Weekend at Sun Moon Lake

This weekend the university took the Applied Foreign Language teachers on a retreat to the Youth Activities Center at Sun Moon Lake. The university was also kind enough to arrange a number of visits to local attractions, including a boat ride on the lake.

Out first stop was this educational farm outside Puli. The farm offered beautiful flower gardens as well as areas with plants from the tropics, deserts, and other biomes.

Here we explore the tropics.

Everyone's favorite Taiwan vacation activity: having your picture taken there.

In addition to the beautiful plants, a number of local products were on sale.

The grounds were quite pleasant.

And the surrounding farms, against mountain backdrops, stirring.

We were also served lunch with a number of different kind of flower dishes.

The grounds.

The Youth Activity Center on the shores of Sun Moon Lake were our next destination. The center is run by the China Youth Corps, the former propaganda wing of the KMT aimed at teenagers (in Chinese it is called the Save The Nation Association), now officially severed from the KMT, though naturally a close relationship remains. Our school's president had come up through the CYC.

A wall mural depicts Chiang Ching-kuo, the son of Chiang Kai-shek, and probably the more revered of the two men here in Taiwan.

The hostel.

Dinner at the center closed an exhausting afternoon of meetings. This was followed by competitive drinking in the best Taiwanese style. I lost.

On Sunday it was down to De Hwa village for a boat ride on the lake.

A couple of dozen tour boats awaited passengers.

Enjoying the boat ride.

The day started out sunny, but quickly misted over.

Fish farming on the lake.

The sunday morning excursionists were out in force.

A net for catching fish, an act generally performed only at night.
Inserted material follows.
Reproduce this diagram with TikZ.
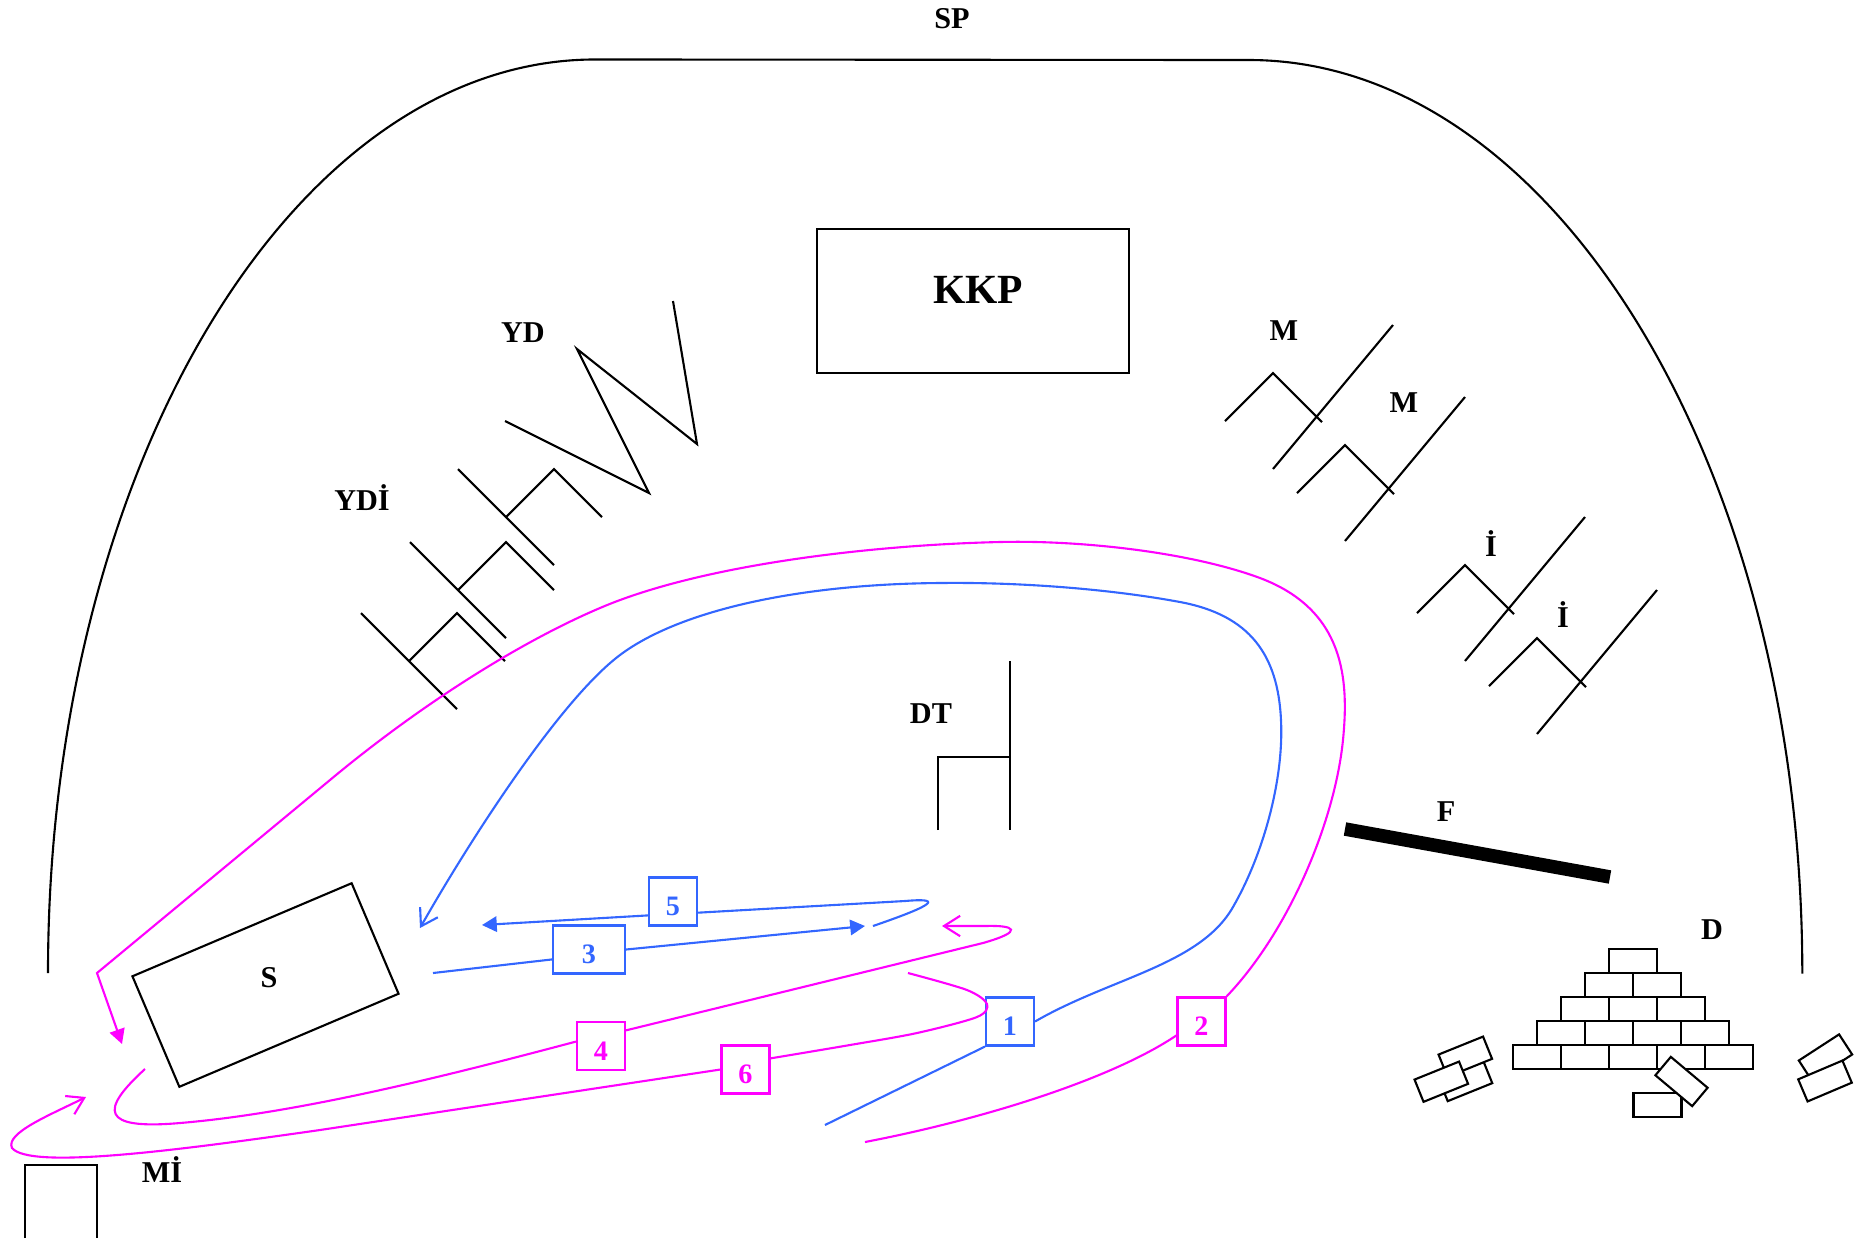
\documentclass[tikz,border=0pt]{standalone}
\usepackage{fontspec}
\setmainfont{Liberation Serif}
\usetikzlibrary{arrows.meta}
\definecolor{walkblue}{RGB}{51,102,255}
\definecolor{walkpink}{RGB}{255,0,255}
\tikzset{
  ink/.style = {line width = 0.6pt},
  tag/.style = {inner sep = 0pt, anchor = base,
    font = \bfseries\fontsize{8.6}{10}\selectfont},
  stepbox/.style = {draw, inner sep = 0pt, minimum width = 4.8mm, minimum height = 4.8mm,
    text height = 8pt, text depth = 0pt,       % digits sit a little low in the box
    font = \bfseries\fontsize{8}{10}\selectfont},
  bluestep/.style = {stepbox, draw = walkblue, text = walkblue},
  pinkstep/.style = {stepbox, draw = walkpink, text = walkpink},
  brick/.style = {draw, fill = white, inner sep = 0pt,
    minimum width = 4.8mm, minimum height = 2.4mm},
  bluewalk/.style = {walkblue},
  pinkwalk/.style = {walkpink},
  barb/.style = {-{Straight Barb[length = 4.6pt, width = 5.8pt]}},
  dart/.style = {-{Triangle[length = 4.2pt, width = 4.4pt]}}
}

\begin{document}
\begin{tikzpicture}[x = 0.01cm, y = -0.01cm, ink]
\useasboundingbox (0,0) rectangle (1865,1238);

%% Outer boundary
\draw (48,973) arc [start angle = 180, end angle = 90, x radius = 5.47cm, y radius = 9.13cm]
  -- (1249,60) arc [start angle = 90, end angle = 0, x radius = 5.53cm, y radius = 9.13cm];
\node [tag] (sp) at (952,28) {SP};

%% KKP
\node [draw, minimum width = 31.2mm, minimum height = 14.4mm] (kkp) at (973,301) {};
\node [tag, font = \bfseries\fontsize{11.8}{14}\selectfont] (kkptag) at (978,303) {KKP};

%% YD
\draw (505,421) -- (649,493) -- (577,349) -- (697,444) -- (673,301);
\node [tag] (yd) at (523,342) {YD};

%% YDİ
\foreach \x/\y in {458/469, 410/542, 361/613}
  \draw [shift = {(\x,\y)}] (0,0) -- (96,96) (48,48) -- (96,0) -- (144,48);
\node [tag] (ydi) at (362,510) {YDİ};

%% M and İ
\foreach \x/\y in {1225/421, 1297/493, 1417/613, 1489/686}
  \draw [shift = {(\x,\y)}] (0,0) -- (48,-48) -- (97,1) (48,48) -- (168,-96);
\node [tag] (m1) at (1284,340) {M};
\node [tag] (m2) at (1404,412) {M};
\node [tag] (i1) at (1491,556) {İ};
\node [tag] (i2) at (1563,627) {İ};

%% DT
\draw (1010,661) -- (1010,830) (938,830) -- (938,757) -- (1010,757);
\node [tag] (dt) at (931,723) {DT};

%% F
\draw [line width = 3.85pt] (1345,829) -- (1610,877);
\node [tag] (f) at (1446,821) {F};

%% D: brick pile and loose bricks
\foreach \r in {1,...,5}
  \foreach \c in {1,...,\r}
    \node [brick] (br\r\c) at ({1609 - 24*\r + 48*\c}, {937 + 24*\r}) {};
\node [brick] (loose1) at (1657.5,1105) {};
\node [brick, rotate = -40] (loose2) at (1681.5,1081.5) {};
\node [brick, rotate = 22] (loose3) at (1465.5,1081) {};
\node [brick, rotate = 22] (loose4) at (1465.3,1056.7) {};
\node [brick, rotate = 22] (loose5) at (1441.3,1081.7) {};
\node [brick, rotate = 33] (loose6) at (1825.5,1057.5) {};
\node [brick, rotate = 23] (loose7) at (1825,1081) {};
\node [tag] (d) at (1712,939) {D};

%% S
\node [draw, minimum width = 23.8mm, minimum height = 12mm, rotate = 23] (s) at (265.5,985) {};
\node [tag] (stag) at (269,987) {S};

%% Mİ
\draw (25,1238) -- (25,1165) -- (97,1165) -- (97,1238);
\node [tag] (mi) at (162,1182) {Mİ};

%% Numbered stops
\node [bluestep] (s1) at (1010,1021.5) {1};
\node [pinkstep] (s2) at (1201.5,1021.5) {2};
\node [bluestep, minimum width = 7.2mm] (s3) at (589,949.5) {3};
\node [pinkstep] (s4) at (601,1046) {4};
\node [bluestep] (s5) at (673,901.5) {5};
\node [pinkstep] (s6) at (745.5,1069.5) {6};

%% Route 1
\coordinate (r1a) at (825,1125);
\coordinate (r1b) at (420,928);
\draw [bluewalk] (r1a) -- (s1.south west);
\draw [bluewalk, barb] (s1.east) .. controls (1110,978) and (1200,965) .. (1233,907)
  .. controls (1263,855) and (1284,780) .. (1281,720)
  .. controls (1278,655) and (1250,615) .. (1180,602)
  .. controls (1110,589) and (1020,582) .. (940,583)
  .. controls (800,584) and (680,610) .. (620,655)
  .. controls (560,700) and (470,840) .. (r1b);

%% Route 2
\coordinate (r2a) at (865,1142);
\coordinate (r2b) at (122,1044);
\draw [pinkwalk] (r2a) .. controls (980,1120) and (1110,1080) .. (s2.209);
\draw [pinkwalk, dart] (s2.north east) .. controls (1290,930) and (1335,820) .. (1343,740)
  .. controls (1349,680) and (1345,610) .. (1260,578)
  .. controls (1190,552) and (1080,540) .. (1000,542)
  .. controls (870,545) and (700,565) .. (600,608)
  .. controls (520,642) and (420,705) .. (330,780)
  -- (97,973) -- (r2b);

%% Route 3
\coordinate (r3a) at (433,973);
\coordinate (r3b) at (865,926);
\draw [bluewalk] (r3a) -- (s3.195);
\draw [bluewalk, dart] (s3.east) -- (r3b);

%% Route 4
\coordinate (r4a) at (145,1069);
\coordinate (r4b) at (942,926);
\draw [pinkwalk] (r4a) .. controls (100,1110) and (100,1130) .. (180,1123)
  .. controls (300,1113) and (450,1075) .. (s4.170);
\draw [pinkwalk, barb] (s4.32) -- (983,943) .. controls (1025,931) and (1015,925) .. (985,926)
  -- (r4b);

%% Route 5
\coordinate (r5a) at (873,926);
\coordinate (r5b) at (482,925);
\draw [bluewalk] (r5a) .. controls (940,903) and (940,898) .. (905,901) -- (s5.336);
\draw [bluewalk, dart] (s5.209) -- (r5b);

%% Route 6
\coordinate (r6a) at (908,973);
\coordinate (r6b) at (86,1097);
\draw [pinkwalk] plot [smooth] coordinates {(r6a) (967,990) (987,1004) (977,1017) (917,1033)
  (850,1045) (s6.24)};
\draw [pinkwalk, barb] (s6.west) -- (320,1130) .. controls (180,1150) and (30,1170) .. (12,1148)
  .. controls (5,1133) and (50,1115) .. (r6b);

\end{tikzpicture}
\end{document}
Halfway through the boat ride we tied up at a former Japanese era temple on the shore of the lake. There was a serious traffic jam as boats emerged out of the mist to jockey for spots at the wharf.


The Zen temple.

The crowds were appalling.

So was the mist.

The next stop was a floating hotel.

The hotel.

We took a walk around the village to take in the tourist atmosphere.

Where there were plenty of authentic local foods, like pork wrapped in tortillas.

The crowds were amazing.

But they didn't stop this old fellow.

Preparing the betel nut for sale.

We stopped by a local restaurant to enjoy the displays of aboriginal dancing.

Then it was on to Puli and the obscenely crowded monopoly bureau winery, now a tourist mall.

The bus ride offered this final surreal moment: our bus played the Bollywood epic Krrish, starring the incomparable Priyanka Chopra -- she was enough to make me want to start a new religion -- as the love interest of a man with super powers given to him by visiting space aliens. Swinging from the snows of the Himal to the skyscrapers of Singapore, this reality-free fantasy proved of immense interest as an artifact of modernity and globalization -- sitting on a bus in Nantou in Taiwan with the foreign language department watching an Indian film in Hindi and English with Chinese subtitles that took place in the Indian diaspora in Singapore with plenty of space aliens, Malays, and diaspora Chinese littering the backgrounds, starring a male lead named after a Hindu deity. One sad thing to me about these films is how talented these actors and actresses are -- the dance scenes are astounding displays of coordination and physicality -- yet it is all wasted on stories whose depth and believability make You've Got Mail seem like a philosophical tract. Fortunately, with rising Hollywood interest in Bollywood we're going to see a lot more of these faces, and some interesting and valuable cross-fertilization of the two cinematic worlds.